■ **Exercise goal**:
Pull every line with the word "this" out of the entries below.

■ **Material**:
— Start —
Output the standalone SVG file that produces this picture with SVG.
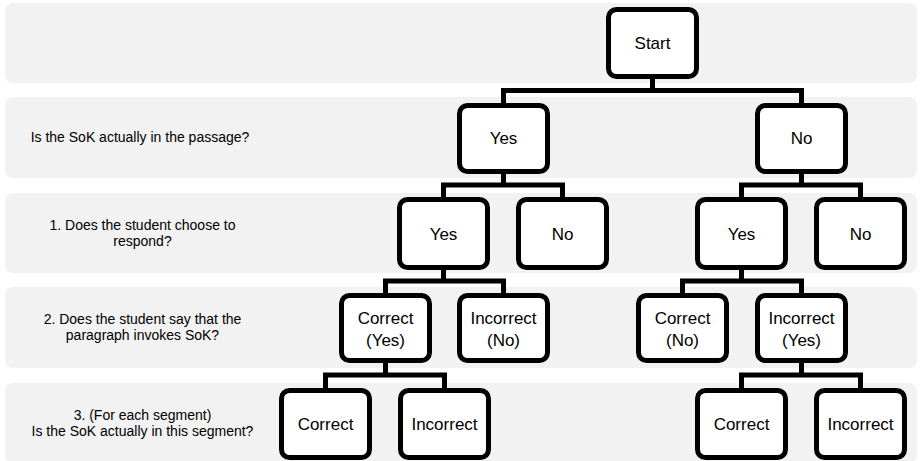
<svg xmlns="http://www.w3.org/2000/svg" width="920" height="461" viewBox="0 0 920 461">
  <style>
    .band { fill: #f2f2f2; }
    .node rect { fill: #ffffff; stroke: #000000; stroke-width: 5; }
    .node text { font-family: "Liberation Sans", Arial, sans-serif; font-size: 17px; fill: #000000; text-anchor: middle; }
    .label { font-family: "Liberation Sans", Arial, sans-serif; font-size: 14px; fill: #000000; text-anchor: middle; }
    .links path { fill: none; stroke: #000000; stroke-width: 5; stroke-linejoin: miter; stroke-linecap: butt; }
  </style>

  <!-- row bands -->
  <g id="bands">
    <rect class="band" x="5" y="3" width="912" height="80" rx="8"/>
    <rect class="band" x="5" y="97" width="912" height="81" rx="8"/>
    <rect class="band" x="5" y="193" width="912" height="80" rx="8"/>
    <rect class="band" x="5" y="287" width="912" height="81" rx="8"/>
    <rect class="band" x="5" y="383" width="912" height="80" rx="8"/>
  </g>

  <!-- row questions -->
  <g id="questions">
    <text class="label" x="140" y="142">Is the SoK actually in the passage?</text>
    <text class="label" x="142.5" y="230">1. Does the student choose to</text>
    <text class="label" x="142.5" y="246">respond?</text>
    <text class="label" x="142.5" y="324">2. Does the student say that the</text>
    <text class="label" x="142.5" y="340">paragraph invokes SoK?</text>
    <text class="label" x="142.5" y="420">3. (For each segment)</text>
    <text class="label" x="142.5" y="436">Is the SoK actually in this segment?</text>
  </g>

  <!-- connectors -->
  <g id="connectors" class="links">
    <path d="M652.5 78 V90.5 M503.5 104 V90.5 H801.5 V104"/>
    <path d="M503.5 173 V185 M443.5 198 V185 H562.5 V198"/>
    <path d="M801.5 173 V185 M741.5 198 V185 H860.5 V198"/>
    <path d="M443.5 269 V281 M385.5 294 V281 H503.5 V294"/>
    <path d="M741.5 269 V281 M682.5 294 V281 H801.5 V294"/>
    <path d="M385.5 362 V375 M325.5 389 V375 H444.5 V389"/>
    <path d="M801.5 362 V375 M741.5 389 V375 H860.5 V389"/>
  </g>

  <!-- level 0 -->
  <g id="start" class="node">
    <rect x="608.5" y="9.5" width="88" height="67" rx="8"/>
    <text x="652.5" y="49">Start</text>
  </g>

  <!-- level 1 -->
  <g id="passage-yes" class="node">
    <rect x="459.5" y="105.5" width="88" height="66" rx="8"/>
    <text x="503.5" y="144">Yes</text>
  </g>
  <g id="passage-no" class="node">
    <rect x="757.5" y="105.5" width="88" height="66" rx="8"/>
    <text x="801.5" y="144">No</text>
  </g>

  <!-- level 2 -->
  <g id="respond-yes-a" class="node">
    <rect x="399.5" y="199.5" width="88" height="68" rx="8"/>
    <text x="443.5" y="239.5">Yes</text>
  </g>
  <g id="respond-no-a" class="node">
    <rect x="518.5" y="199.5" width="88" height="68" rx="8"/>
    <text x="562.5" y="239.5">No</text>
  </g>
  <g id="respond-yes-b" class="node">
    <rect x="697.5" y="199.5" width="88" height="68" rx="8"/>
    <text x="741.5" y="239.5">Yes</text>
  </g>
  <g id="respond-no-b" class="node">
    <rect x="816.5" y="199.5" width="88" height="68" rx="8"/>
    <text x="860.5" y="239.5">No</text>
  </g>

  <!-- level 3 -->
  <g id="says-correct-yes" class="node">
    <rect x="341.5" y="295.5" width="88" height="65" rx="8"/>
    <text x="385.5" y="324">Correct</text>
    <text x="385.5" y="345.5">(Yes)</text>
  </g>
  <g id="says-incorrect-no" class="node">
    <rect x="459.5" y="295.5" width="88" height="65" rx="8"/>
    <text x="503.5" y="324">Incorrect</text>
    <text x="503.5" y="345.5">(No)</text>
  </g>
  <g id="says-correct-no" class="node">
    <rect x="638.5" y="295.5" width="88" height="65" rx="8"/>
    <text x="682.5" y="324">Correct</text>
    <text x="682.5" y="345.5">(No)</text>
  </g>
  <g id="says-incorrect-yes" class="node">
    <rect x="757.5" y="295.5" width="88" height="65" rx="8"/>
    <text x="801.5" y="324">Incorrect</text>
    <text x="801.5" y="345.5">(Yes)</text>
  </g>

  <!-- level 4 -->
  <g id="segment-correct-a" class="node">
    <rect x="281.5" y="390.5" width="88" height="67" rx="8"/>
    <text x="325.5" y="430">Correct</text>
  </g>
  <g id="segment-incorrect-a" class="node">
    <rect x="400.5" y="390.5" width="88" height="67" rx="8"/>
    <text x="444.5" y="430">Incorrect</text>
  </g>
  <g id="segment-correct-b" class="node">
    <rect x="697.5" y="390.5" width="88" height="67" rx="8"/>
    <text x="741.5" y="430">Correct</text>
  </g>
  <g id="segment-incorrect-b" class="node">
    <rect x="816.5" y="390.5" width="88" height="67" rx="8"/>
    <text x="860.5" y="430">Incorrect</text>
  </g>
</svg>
— End —
— Start —
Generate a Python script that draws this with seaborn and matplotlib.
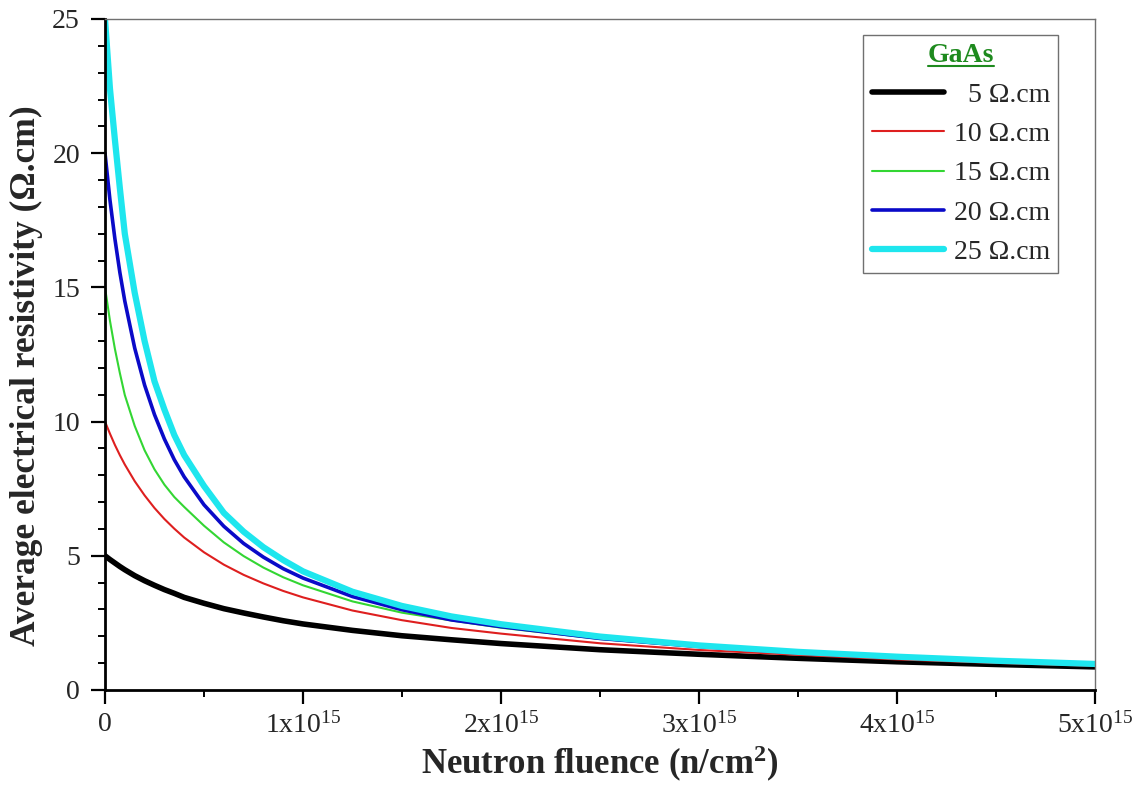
— End —
■ **Full output**:
Output the standalone SVG file that produces this picture with SVG.
    <text class="label" x="142.5" y="436">Is the SoK actually in this segment?</text>
Generate a Python script that draws this with seaborn and matplotlib.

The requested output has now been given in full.